Copy out each line of the material below that holds the string "with".

•••

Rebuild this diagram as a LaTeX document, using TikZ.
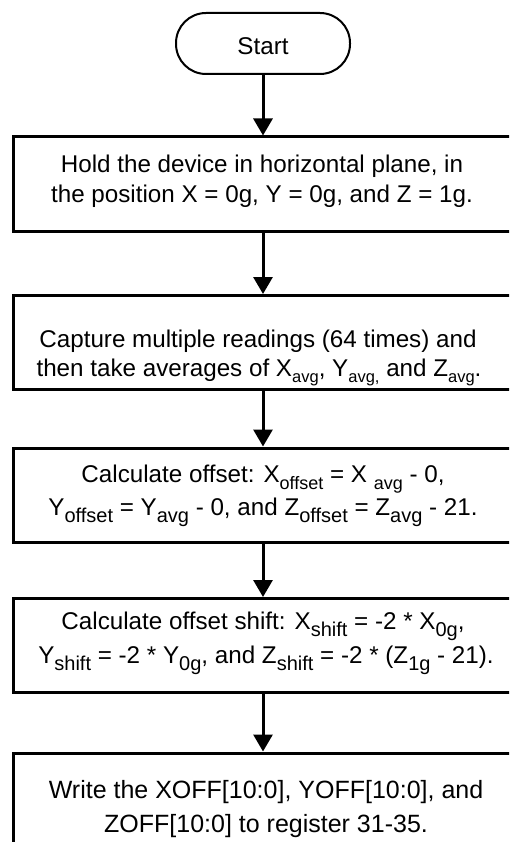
\documentclass[tikz,border=0pt]{standalone}
\usepackage{fontspec}
\setmainfont{Liberation Sans}
\usetikzlibrary{arrows.meta}
% subscript: optional size (pt) and lowering (pt)
\newcommand\mysub[3][20]{\raisebox{-#2pt}{\fontsize{#1}{#1}\selectfont #3}}
\begin{document}
\begin{tikzpicture}[x=1pt,y=-1pt,
  stepbox/.style={draw, line width=3pt, minimum width=500pt, minimum height=94pt, inner sep=0pt},
  terminal/.style={draw, line width=2pt, rounded corners=30pt, minimum width=174pt,
    minimum height=61pt, inner sep=0pt, text height=23pt, text depth=0pt,
    font=\fontsize{24.2}{30}\selectfont},
  txt/.style={anchor=base, inner sep=0pt, font=\fontsize{24.2}{30}\selectfont},
  bigtxt/.style={txt, font=\fontsize{25}{30}\selectfont},
  flow/.style={line width=3pt, -{Triangle[width=19pt,length=17pt]}}]
\clip (0,0) rectangle (509,842);
\node[terminal] (start) at (263,43.5) {Start};
% boxes
\node[stepbox] (b1) at (263,184) {};
\node[stepbox] (b2) at (263,342.5) {};
\node[stepbox] (b3) at (263,495) {};
\node[stepbox] (b4) at (263,645.5) {};
\node[stepbox] (b5) at (263,800) {};
% texts
\node[txt] (t1a) at (262,173) {Hold the device in horizontal plane, in};
\node[txt] (t1b) at (262,203) {the position X = 0g, Y = 0g, and Z = 1g.};
\node[txt] (t2a) at (258,347) {Capture multiple readings (64 times) and};
\node[txt] (t2b) at (259,376) {then take averages of X\mysub[16.5]{6}{avg}, Y\mysub[16.5]{6}{avg,} and Z\mysub[16.5]{6}{avg}.};
\node[txt] (t3a) at (263,482) {Calculate offset: X\mysub[18]{7}{offset} = X \mysub[18]{7}{avg} - 0,};
\node[txt] (t3b) at (263,515) {Y\mysub{7}{offset} = Y\mysub{7}{avg} - 0, and Z\mysub{7}{offset} = Z\mysub{7}{avg} - 21.};
\node[txt] (t4a) at (263,629) {Calculate offset shift: X\mysub{7}{shift} = -2 * X\mysub{7}{0g},};
\node[txt] (t4b) at (266,663) {Y\mysub{7}{shift} = -2 * Y\mysub{7}{0g}, and Z\mysub{7}{shift} = -2 * (Z\mysub{7}{1g} - 21).};
\node[bigtxt] (t5a) at (266,798) {Write the XOFF[10:0], YOFF[10:0], and};
\node[bigtxt] (t5b) at (266,832) {ZOFF[10:0] to register 31-35.};
% connectors
\draw[flow] (start) -- (b1);
\draw[flow] (b1) -- (b2);
\draw[flow] (b2) -- (b3);
\draw[flow] (b3) -- (b4);
\draw[flow] (b4) -- (b5);
\end{tikzpicture}
\end{document}
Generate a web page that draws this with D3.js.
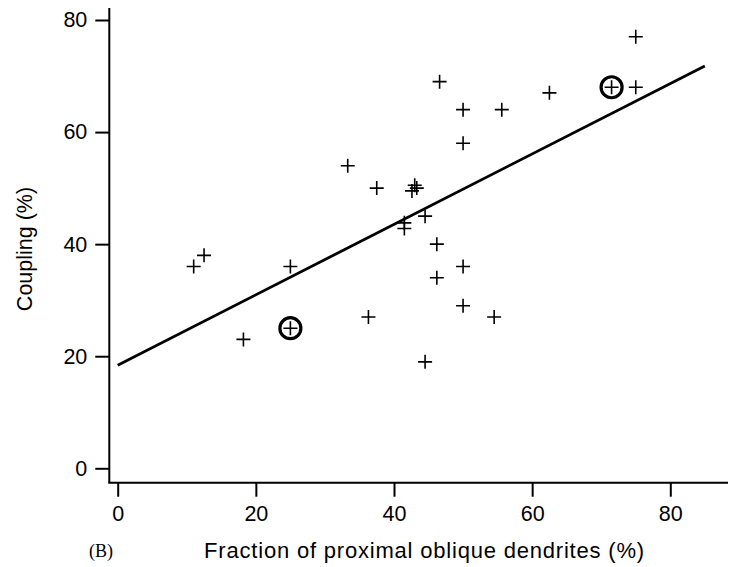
<!DOCTYPE html>
<html>
<head>
<meta charset="utf-8">
<script src="https://cdn.jsdelivr.net/npm/d3@7"></script>
<style>
  html, body { margin: 0; padding: 0; background: #fff; }
  svg { display: block; }
</style>
</head>
<body>
<svg id="chart" width="730" height="567"></svg>
<script>
// Data
const fractionX = [11, 12.5, 18.2, 25, 25, 33.3, 37.5, 36.3, 42.6, 43.0, 43.3, 41.5, 41.5, 44.5, 46.2, 46.2, 50, 50, 54.5, 44.5, 46.6, 50, 55.6, 50, 62.5, 71.5, 75, 75];
const couplingY = [36, 38, 23, 25, 36, 54, 50, 27, 49.5, 50.5, 50, 43.8, 42.8, 45, 40, 34, 36, 29, 27, 19, 69, 64, 64, 58, 67, 68, 68, 77];
const circledX = [25, 71.5];
const circledY = [25, 68];
const fitX = [0, 85];
const fitY = [18.4, 71.8];
const xTicks = [0, 20, 40, 60, 80];
const yTicks = [0, 20, 40, 60, 80];
const xLabel = "Fraction of proximal oblique dendrites (%)";
const yLabel = "Coupling (%)";
const panelLabel = "(B)";

const svg = d3.select("#chart");
const font = "'Liberation Sans', Arial, Helvetica, sans-serif";

const xBase = d3.scaleLinear().domain([0, 80]).range([117.7, 670.3]);
const yBase = d3.scaleLinear().domain([0, 80]).range([468.3, 20]);
const x = d3.scaleLinear().domain([xBase.invert(109.3), xBase.invert(728)]).range([109.3, 728]);
const y = d3.scaleLinear().domain([yBase.invert(482.7), yBase.invert(8)]).range([482.7, 8]);

// X axis
const gx = svg.append("g").attr("transform", "translate(0,482.7)")
  .call(d3.axisBottom(x).tickValues(xTicks).tickSizeOuter(0).tickSize(14).tickPadding(9).tickFormat(d3.format("d")));
gx.select(".domain").remove();
gx.selectAll(".tick line").attr("stroke-width", 2);
gx.selectAll(".tick text").attr("font-family", font).attr("font-size", 21.5).attr("fill", "#000");

// Y axis
const gy = svg.append("g").attr("transform", "translate(109.3,0)")
  .call(d3.axisLeft(y).tickValues(yTicks).tickSizeOuter(0).tickSize(14).tickPadding(8).tickFormat(d3.format("d")));
gy.select(".domain").remove();
gy.selectAll(".tick line").attr("stroke-width", 2);
gy.selectAll(".tick text").attr("font-family", font).attr("font-size", 21.5).attr("fill", "#000");

// Axis lines
svg.append("line").attr("x1", x.range()[0] - 1).attr("x2", x.range()[1]).attr("y1", y.range()[0]).attr("y2", y.range()[0])
  .attr("stroke", "#000").attr("stroke-width", 2);
svg.append("line").attr("x1", x.range()[0]).attr("x2", x.range()[0]).attr("y1", y.range()[0]).attr("y2", y.range()[1])
  .attr("stroke", "#000").attr("stroke-width", 2);

// Fit line
const line = d3.line().x(d => x(d[0])).y(d => y(d[1]));
svg.append("path")
  .datum(fitX.map((v, i) => [v, fitY[i]]))
  .attr("d", line)
  .attr("fill", "none").attr("stroke", "#000").attr("stroke-width", 2.8);

// Crosses
const pts = fractionX.map((v, i) => [v, couplingY[i]]);
const h = 7;
svg.append("g").selectAll("path.cross").data(pts).join("path")
  .attr("class", "cross")
  .attr("d", d => {
    const cx = x(d[0]), cy = y(d[1]);
    return `M${cx - h},${cy}H${cx + h}M${cx},${cy - h}V${cy + h}`;
  })
  .attr("stroke", "#000").attr("stroke-width", 1.6).attr("fill", "none");

// Circles
svg.append("g").selectAll("circle").data(circledX.map((v, i) => [v, circledY[i]])).join("circle")
  .attr("cx", d => x(d[0])).attr("cy", d => y(d[1])).attr("r", 10.5)
  .attr("fill", "none").attr("stroke", "#000").attr("stroke-width", 3.2);

// Labels
svg.append("text")
  .attr("x", 424.5).attr("y", 557.5)
  .attr("text-anchor", "middle")
  .attr("font-family", font).attr("font-size", 22).attr("letter-spacing", 0.8)
  .text(xLabel);

svg.append("text")
  .attr("transform", "translate(31.5,249) rotate(-90)")
  .attr("text-anchor", "middle")
  .attr("font-family", font).attr("font-size", 21.5)
  .text(yLabel);

svg.append("text")
  .attr("x", 89).attr("y", 557)
  .attr("font-family", "'Liberation Serif', 'Times New Roman', serif").attr("font-size", 18)
  .text(panelLabel);
</script>
</body>
</html>
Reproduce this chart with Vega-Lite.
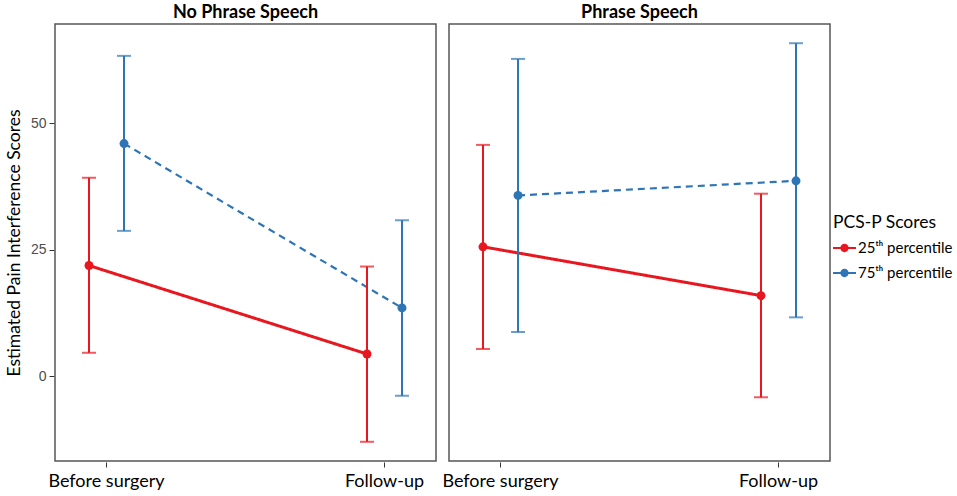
{
  "$schema": "https://vega.github.io/schema/vega-lite/v6.json",
  "padding": {"left": 5, "top": 4, "right": 0, "bottom": 0},
  "background": "white",
  "data": {
    "values": [
      {"panel": "No Phrase Speech", "time": "Before surgery", "series": "25ᵗʰ percentile", "est": 21.85, "lo": 4.6, "hi": 39.2},
      {"panel": "No Phrase Speech", "time": "Before surgery", "series": "75ᵗʰ percentile", "est": 45.96, "lo": 28.7, "hi": 63.3},
      {"panel": "No Phrase Speech", "time": "Follow-up", "series": "25ᵗʰ percentile", "est": 4.36, "lo": -13.0, "hi": 21.65},
      {"panel": "No Phrase Speech", "time": "Follow-up", "series": "75ᵗʰ percentile", "est": 13.47, "lo": -3.9, "hi": 30.8},
      {"panel": "Phrase Speech", "time": "Before surgery", "series": "25ᵗʰ percentile", "est": 25.55, "lo": 5.35, "hi": 45.7},
      {"panel": "Phrase Speech", "time": "Before surgery", "series": "75ᵗʰ percentile", "est": 35.7, "lo": 8.7, "hi": 62.7},
      {"panel": "Phrase Speech", "time": "Follow-up", "series": "25ᵗʰ percentile", "est": 15.9, "lo": -4.2, "hi": 36.05},
      {"panel": "Phrase Speech", "time": "Follow-up", "series": "75ᵗʰ percentile", "est": 38.6, "lo": 11.6, "hi": 65.8}
    ]
  },
  "facet": {
    "column": {
      "field": "panel",
      "type": "nominal",
      "sort": ["No Phrase Speech", "Phrase Speech"],
      "title": null,
      "header": {"labelFontSize": 18, "labelFontWeight": "bold", "labelFont": "Lato", "labelColor": "black", "labelPadding": 1}
    }
  },
  "spacing": 11,
  "spec": {
    "width": 381,
    "height": 437,
    "encoding": {
      "x": {
        "field": "time",
        "type": "nominal",
        "sort": ["Before surgery", "Follow-up"],
        "title": null,
        "scale": {"type": "band", "paddingInner": 0.748, "paddingOuter": 0.0593},
        "axis": {"labelAngle": 0, "labelFontSize": 18, "labelFont": "Lato", "labelColor": "black", "tickColor": "#333333", "tickSize": 5, "labelPadding": 5, "domain": false}
      },
      "xOffset": {"field": "series", "type": "nominal", "sort": ["25ᵗʰ percentile", "75ᵗʰ percentile"]},
      "color": {
        "field": "series",
        "type": "nominal",
        "sort": ["25ᵗʰ percentile", "75ᵗʰ percentile"],
        "scale": {"domain": ["25ᵗʰ percentile", "75ᵗʰ percentile"], "range": ["#E8161E", "#2E75B6"]},
        "legend": {
          "title": "PCS-P Scores",
          "orient": "none",
          "legendX": 778,
          "legendY": 190,
          "titleFontSize": 17.5,
          "titleFont": "Lato",
          "titleFontWeight": "normal",
          "titleColor": "black",
          "labelFontSize": 15,
          "labelFont": "Lato",
          "labelColor": "black",
          "symbolType": "M-1,-0.09L1,-0.09L1,0.09L-1,0.09Z M-0.36,0 a0.36,0.36 0 1,1 0.72,0 a0.36,0.36 0 1,1 -0.72,0",
          "symbolSize": 529,
          "symbolStrokeWidth": 0,
          "symbolOpacity": 1,
          "rowPadding": 5,
          "titlePadding": 5,
          "labelOffset": 2
        }
      }
    },
    "layer": [
      {
        "mark": {"type": "line"},
        "encoding": {
          "y": {
            "field": "est",
            "type": "quantitative",
            "title": "Estimated Pain Interference Scores",
            "scale": {"domain": [-16.8, 69.6], "nice": false, "zero": false},
            "axis": {"values": [0, 25, 50], "grid": false, "domain": false, "labelFontSize": 14, "labelFont": "Liberation Sans", "labelColor": "#4D4D4D", "tickColor": "#333333", "tickSize": 5, "labelPadding": 3, "titleFontSize": 17.5, "titleFont": "Lato", "titleFontWeight": "normal", "titleColor": "black", "titlePadding": 7}
          },
          "strokeDash": {
            "condition": {"test": "datum.series === '75ᵗʰ percentile'", "value": [7, 5]},
            "value": [1, 0]
          },
          "strokeWidth": {
            "condition": {"test": "datum.series === '75ᵗʰ percentile'", "value": 2.2},
            "value": 3
          }
        }
      },
      {
        "mark": {"type": "rule", "strokeWidth": 2},
        "encoding": {
          "y": {"field": "lo", "type": "quantitative"},
          "y2": {"field": "hi"}
        }
      },
      {
        "mark": {"type": "tick", "size": 14, "thickness": 2},
        "encoding": {"y": {"field": "lo", "type": "quantitative"}}
      },
      {
        "mark": {"type": "tick", "size": 14, "thickness": 2},
        "encoding": {"y": {"field": "hi", "type": "quantitative"}}
      },
      {
        "mark": {"type": "point", "filled": true, "size": 80, "opacity": 1},
        "encoding": {"y": {"field": "est", "type": "quantitative"}}
      }
    ]
  },
  "resolve": {"scale": {"y": "shared", "x": "shared"}},
  "config": {
    "view": {"stroke": "#555555", "strokeWidth": 1.5},
    "axis": {"ticks": true}
  }
}
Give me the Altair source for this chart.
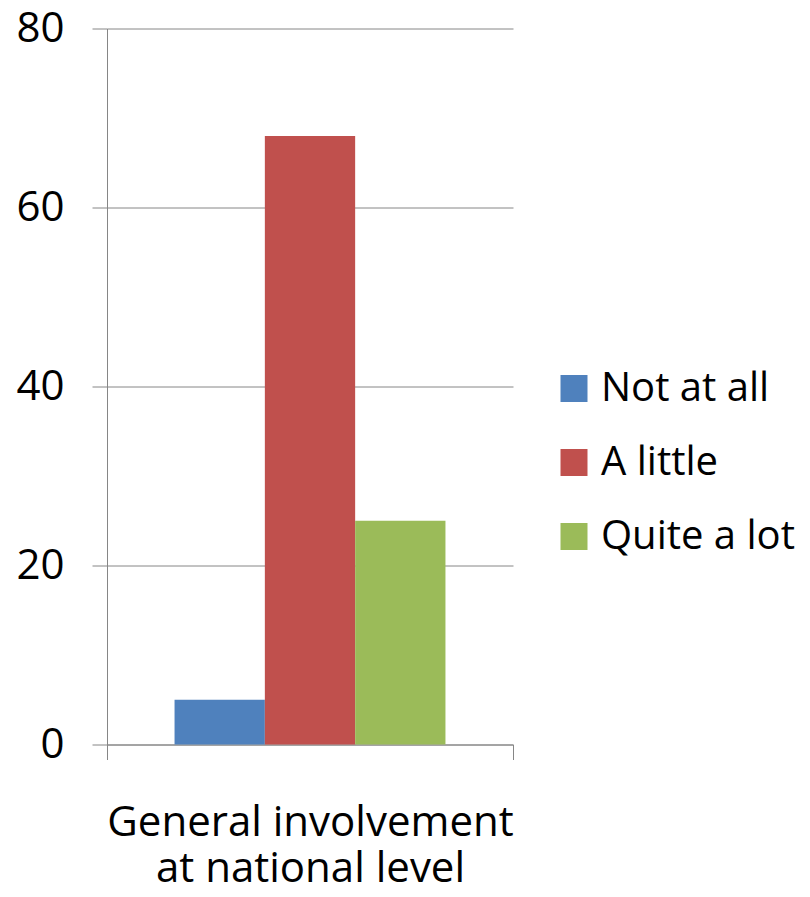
import altair as alt
import pandas as pd

categories = ["General involvement|at national level"]
series = ["Not at all", "A little", "Quite a lot"]
values = [5, 68, 25]
colors = ["#4F81BD", "#C0504D", "#9BBB59"]
y_ticks = [0, 20, 40, 60, 80]

df = pd.DataFrame({
    "category": [categories[0]] * len(series),
    "series": series,
    "value": values,
})

FONT = "Open Sans"
GRAY = "#868686"

chart = alt.Chart(df).mark_bar().encode(
    x=alt.X(
        "category:N",
        scale=alt.Scale(paddingInner=0, paddingOuter=0),
        axis=alt.Axis(
            title=None,
            labelAngle=0,
            labelExpr="split(datum.label, '|')",
            tickBand="extent",
            tickSize=15,
            tickColor=GRAY,
            domainColor=GRAY,
            labelFontSize=42,
            labelFont=FONT,
            labelColor="black",
            labelPadding=43,
            labelLineHeight=46,
            labelBaseline="top",
            labelLimit=0,
        ),
    ),
    xOffset=alt.XOffset(
        "series:N",
        sort=series,
        scale=alt.Scale(domain=series, paddingInner=0, paddingOuter=0.748),
    ),
    y=alt.Y(
        "value:Q",
        scale=alt.Scale(domain=[0, 80]),
        axis=alt.Axis(
            title=None,
            values=y_ticks,
            grid=True,
            gridColor=GRAY,
            gridWidth=1,
            tickSize=15,
            tickColor=GRAY,
            domainColor=GRAY,
            labelFontSize=42,
            labelFont=FONT,
            labelColor="black",
            labelPadding=28,
        ),
    ),
    color=alt.Color(
        "series:N",
        sort=series,
        scale=alt.Scale(domain=series, range=colors),
        legend=alt.Legend(
            title=None,
            orient="none",
            legendX=447,
            legendY=340,
            symbolType="square",
            symbolSize=729,
            symbolStrokeWidth=0,
            symbolOpacity=1,
            labelFontSize=40,
            labelFont=FONT,
            labelColor="black",
            rowPadding=34,
            labelOffset=7,
            labelLimit=0,
            padding=0,
        ),
    ),
).properties(
    width=406,
    height=716,
    autosize=alt.AutoSizeParams(type="none"),
    padding={"left": 99, "top": 20.5, "right": 289, "bottom": 145},
).configure_view(stroke=None).configure_axis(domainWidth=1, tickWidth=1)

chart.save("out.html", embed_options={"renderer": "svg", "actions": False})
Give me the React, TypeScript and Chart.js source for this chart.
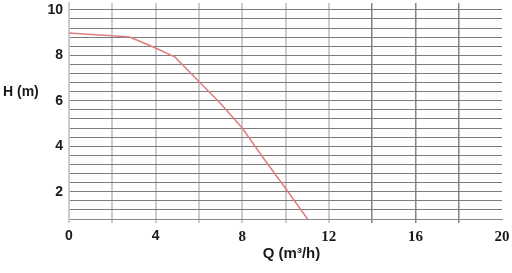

•••

Result for this task:
Generate a web page that draws this with D3.js.
Reproduce this chart with Vega-Lite.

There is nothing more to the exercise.